2. The variable valve drive device according to claim 1, characterized by comprising an eccentricity moving section for moving the axis of the eccentric member from a concentric position to an eccentric position relative to the axis of rotation of the cam drive member.

3. The variable valve drive device according to claim 2, characterized in that the eccentricity moving section is adapted to move the axis of the eccentric member along an arc line.

4. The variable valve drive device according to claim 1, characterized by comprising another cam block that is driven to rotate by the cam drive member with a rotary phase same as the cam drive member and arranged at a position adjacent to the cam block.

5. The variable valve drive device according to claim 4, characterized in that the cam block drives the intake valve by revolutions while the other cam block drives the exhaust valve by revolutions.

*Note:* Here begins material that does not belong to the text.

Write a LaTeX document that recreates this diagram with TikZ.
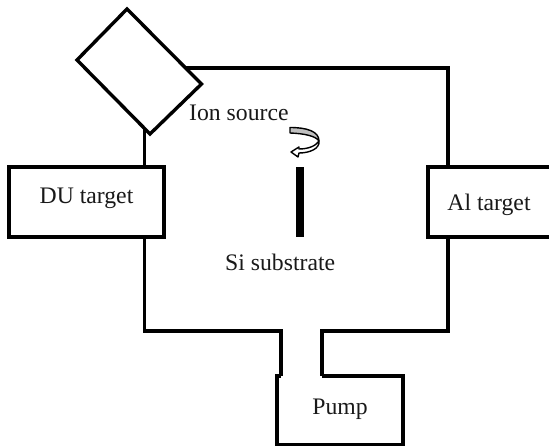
\documentclass[tikz,border=0pt]{standalone}
\usepackage{fontspec}
\setmainfont{Liberation Serif}
\tikzset{
  wall/.style={draw=black,line width=3.4pt,line join=miter,fill=white},
  lbl/.style={inner sep=0pt,font=\fontsize{23.7}{25}\selectfont,text=black!90},
}
\begin{document}
\begin{tikzpicture}[x=1pt,y=-1pt]
\useasboundingbox (0,0) rectangle (549,446);
\clip (0,0) rectangle (549,446);
% chamber
\draw[wall,fill=none] (144.5,120) -- (144.5,331) -- (281,331) -- (281,376);
\draw[wall,fill=none] (180,68) -- (448,68) -- (448,331) -- (322,331) -- (322,376);
% ion source (tilted box)
\draw[wall] (127,9) -- (201.5,84) -- (150,134) -- (77,60) -- cycle;
% targets
\draw[wall] (9,167) rectangle (164,237);
\draw[wall] (428,167) rectangle (552,237);
% pump
\draw[wall,fill=none] (281,376) -- (277,376) -- (277,444.5) -- (403,444.5) -- (403,376) -- (322,376);
% substrate
\fill[black] (296,167) rectangle (304,237);
% rotation arrow
\draw[black,line width=1.4pt,fill=black!25,line join=round]
  (290,127.5) .. controls (306,127.5) and (319,131) .. (319,141)
  .. controls (316,136) and (304,133.5) .. (290,133) -- cycle;
\draw[black,line width=1.4pt,fill=white,line join=round]
  (319,141) .. controls (320,149) and (309,153) .. (299,153)
  -- (298,157) -- (291,152) -- (299,147) -- (299,149)
  .. controls (308,149) and (316,146) .. (319,141) -- cycle;
% labels
\node[lbl] (du) at (86.5,198.5) {DU target};
\node[lbl] (al) at (489,205) {Al target};
\node[lbl] (pump) at (340,409) {Pump};
\node[lbl,anchor=base west] (ion) at (189,121) {Ion source};
\node[lbl,anchor=base west] (si) at (225,271) {Si substrate};
\end{tikzpicture}
\end{document}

6. An engine characterized in that the engine is equipped with a variable valve drive device according to claim 1 and that the crankshaft is arranged substantially in parallel with the axis of rotation of the cam drive member and the cam drive member is interlocked with the revolutions of the crankshaft by way of a drive force transmission section arranged orthogonally relative to the crankshaft.

7. A motorcycle characterized in that an engine according to claim 6 is mounted thereon with the crankshaft arranged transversally.